Balancing the organization’s desire for new customers with its desire for new revenue can be tricky. Somewhere, somehow, someone got the idea that new customers are better for producing revenue. While it may be true with some commodities, it’s mostly an untrue generalization. The best source for new revenue is the existing customer and not the new ones. The challenge is that growing business from an existing customer base is a relationship sell–something that’s longer-term for the organization–and not something that usually can be leveraged to create an immediate impact on business revenue.

Relationship selling is what marketing is about, so changing a marketer’s mindset to focus on more immediate needs of sales can be a difficult thing to do–all marketers reading this raise your hand if you’ve ever said, “That’s a sales problem, not a marketing problem.” I’ll bet at least 75% of us raised our hand and of that number, another 50% has at some point lost his or her job because our boss thought we weren’t demonstrating a tangible contribution to the sales efforts.

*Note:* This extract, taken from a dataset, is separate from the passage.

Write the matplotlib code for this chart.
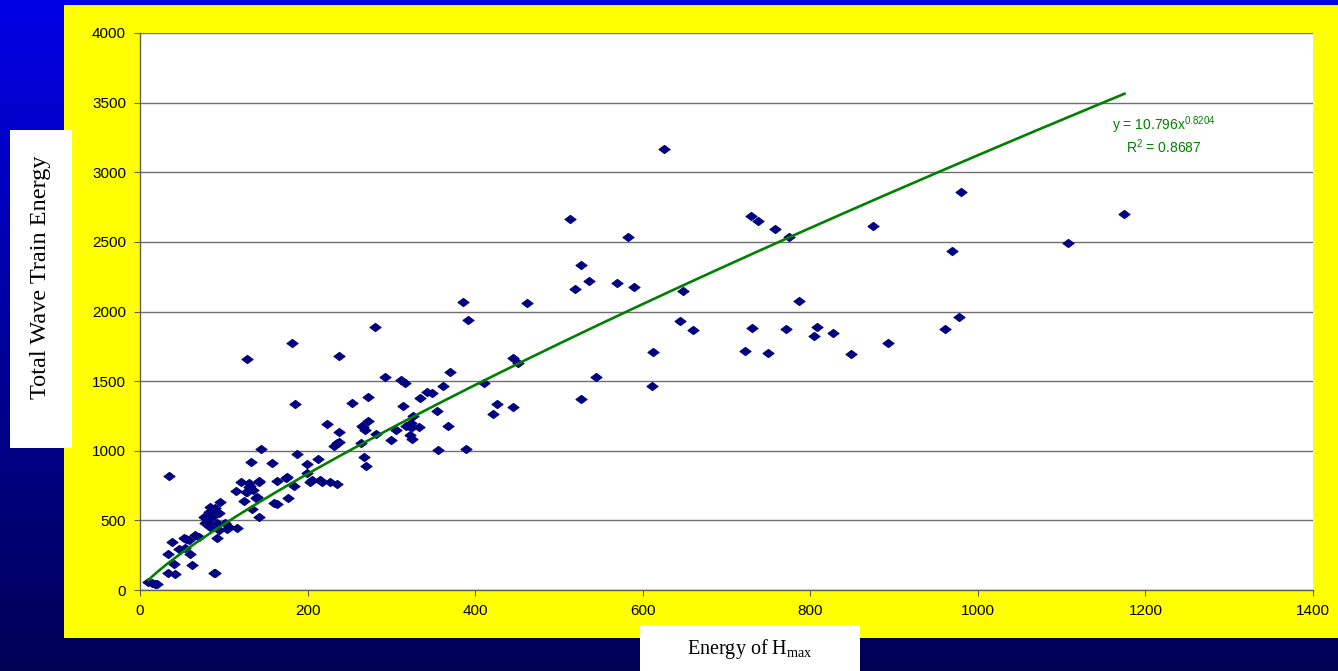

Marketers are generally good at relationship building efforts, but let’s examine a few other ways to improve marketing effectiveness (read: drive sales) in the near term:

  • Do what works not what is pretty: It doesn’t have to cost a lot, nor does it have to be pretty to generate sales. Creative-types always strive for a clever ad or marketing collateral, but the most important thing to get across is benefits of the product or services that you’re selling. Some of the most effective marketing campaigns were four-page direct mail pieces filled with nothing but text if it works and doesn’t degrade the overall image of the company, who cares what it looks like. In direct response, it’s about the offer, the audience, and then creative. That’s not a bad approach to take for all marketing efforts.
  • Analyze and measure activities: Track the effectiveness of your marketing efforts. Are your programs driving people to your stores? What’s the increase in average daily sales volume during the promotion? Alternatively, are you successful in generating leads for the sales force? What’s the quality of those leads? How many of those leads have turned into sales? What was the duration of those leads in the sales pipeline? Except for those in database or direct marketing, most marketers don’t track the effectiveness of their marketing efforts. Doing so is critical to gaining ongoing corporate support for marketing. Figure out how you can track and measure everything you do with your marketing dollars.
  • Create a dialog with sales, merchandising, and other departments: Communicate with sales, customer service, tech support, and all other customer-facing departments. The people on the front lines deal with prospects and customers on a daily basis and can tell you more about a customer and market needs than any market research study or survey. Gain input from individuals in these areas to develop such things as message strategies, collateral pieces, promotional ideas, and mailing lists to ensure that your marketing efforts are truly in line with prospect and customer needs, values and expectations.
  • Listen to customers: Once in a while, pick up the phone and call a few customers. See what they like and what they don’t like about your advertising, marketing, services, sales, and products. Do it randomly and periodically, and you gain tremendous insights into the effectiveness of your marketing efforts.
  • Create opportunities to generate sales: Figure out how to help the sales and merchandising teams gain immediate sales. Working with them, you may find a simple, easy-to-do promotion will fill an urgent need that will drive short-term sales. This will ensure additional cooperation from the front-line and gain recognition with your management for driving revenue.

There are many other ways to improve marketing effectiveness, and while the points listed here may seem most obvious now, we often forget about these when going about our daily work. But above all, if you can remember that your job in marketing is genuinely about sales–getting people to the door so that products are sold and the cash register rings–you will be more effective marketing and may never need to worry about job security.